Uighurs say the ban is more widespread than officials claim, with some saying they have been asked to keep an eye out for anyone fasting or face collective punishment, according to World Uighur Congress spokesperson, Dilxat Raxid.

Raxid also says Uighurs, as well as local and pro-Beijing officials, are closely monitored and pressured into pledging full loyalty to the Communist party. 

When you can’t show any sign of being Muslim

In China, the ruling communist party considers religious displays a sign of “extremism”, even when practiced in the private sphere. 

That not only includes obvious practices, such as growing a beard, wearing a headcover or praying, but also extends to things people may not do out of religious conviction, such as abstaining from eating during Ramadan or refraining from drinking alcohol.

In Ramadan, all Uighur students are monitored by the school management and asked to prove that they’re not fasting. If they dare to fast, they are sent to detention centres that Chinese officials call “re-education camps” for “assimilation”, or “hard learning”.

In fact, an estimated 1 million to 2 million Muslims, mainly Uighurs, are being held in mass concentration camps in China today. 

Almost every Uighur family will have at least one of its members taken into the camps at one point. Former detainees have described being tortured and forced into falsely confessing that they are extremists. 

While China brands the camps “vocational centres'' in which Muslims are “taught” a profession, reports say detainees live in crowded cells and are subjected to a daily regimen of party indoctrination, which led to some suicides. Former detainees also say they were forced to eat port and drink alcohol.

Watched and violated at every turn

What Chinese officials call a “health check” is actually one of the strongest tools of surveillance. All Muslims in East Turkistan are asked to provide blood samples and biometric data, including DNA, fingerprints, voice recordings and face scans.

It is very common for Uighurs to be taken into the detention camps after these health checks.

The surveillance also extends to relatives, activists say. Rushan Abbas, a human rights activist for the Uighurs, told NPR that her sister and aunt disappeared the same day in which she spoke about conditions at the camps at the Hudson Institute in Washington, DC last year. She says they were likely sent to the camps.

Uighurs are requested to relinquish their smartphones at checkpoints around the East Turkistan region and many have been arrested for supposedly committing offences on their phones.

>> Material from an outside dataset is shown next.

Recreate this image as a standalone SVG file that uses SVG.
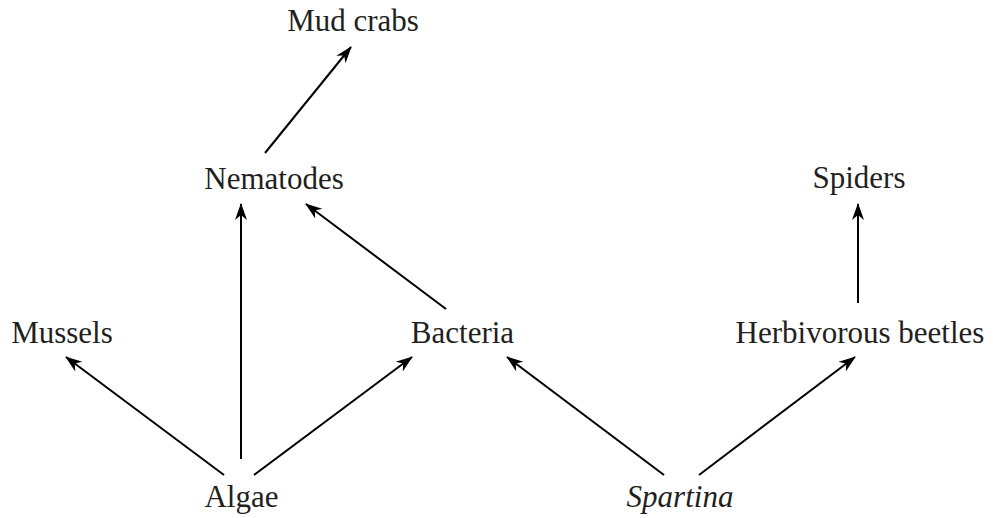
<svg xmlns="http://www.w3.org/2000/svg" width="993" height="518" viewBox="0 0 993 518">
<style>
.lbl{font-family:"Liberation Serif","Times New Roman",serif;font-size:31px;fill:#231f20;text-anchor:middle}
.it{font-style:italic}
.edge{stroke:#000;stroke-width:2;fill:none;marker-end:url(#arr)}
</style>
<defs>
<marker id="arr" markerUnits="userSpaceOnUse" markerWidth="18" markerHeight="14" viewBox="0 0 18 14" refX="16" refY="7" orient="auto">
<path d="M0,1 L17,7 L0,13 L5,7 z" fill="#000"/>
</marker>
</defs>
<rect width="993" height="518" fill="#fff"/>
<g id="connectors">
<line class="edge" x1="265" y1="153" x2="351" y2="47"/>
<line class="edge" x1="224" y1="475" x2="66" y2="357"/>
<line class="edge" x1="241" y1="459" x2="241" y2="204"/>
<line class="edge" x1="254" y1="475" x2="412" y2="357"/>
<line class="edge" x1="446" y1="309" x2="306" y2="204"/>
<line class="edge" x1="664" y1="475" x2="507" y2="357"/>
<line class="edge" x1="699" y1="475" x2="855" y2="357"/>
<line class="edge" x1="858" y1="303" x2="858" y2="204"/>
</g>
<g id="mud-crabs"><text class="lbl" x="353" y="31">Mud crabs</text></g>
<g id="nematodes"><text class="lbl" x="274" y="189">Nematodes</text></g>
<g id="spiders"><text class="lbl" x="859" y="188">Spiders</text></g>
<g id="mussels"><text class="lbl" x="62" y="343">Mussels</text></g>
<g id="bacteria"><text class="lbl" x="462.5" y="343">Bacteria</text></g>
<g id="herbivorous-beetles"><text class="lbl" x="860" y="343">Herbivorous beetles</text></g>
<g id="algae"><text class="lbl" x="241.5" y="507">Algae</text></g>
<g id="spartina"><text class="lbl it" x="680" y="507">Spartina</text></g>
</svg>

More mosques being razed by the day

New research suggests that China has systematically destroyed Islamic sites in the region between 2016 and 2018.

The reports, published on www.bellingcat.com and The Guardian, reported that 31 mosques and two major shrines were either completely or partially destroyed after activists brought the destruction to their attention. 

The Imam Asim shrine, one of the largest in the region, for instance, has only its tomb left. It is impossible for journalists or researchers to conduct a full-scale investigation within the country, but researchers and activists believe that the number of bulldozed religious sites could be thousands more than recorded. 

While mosques are rapidly being destroyed in the region, many Muslims say they fear going to the ones that are left for fear of persecution.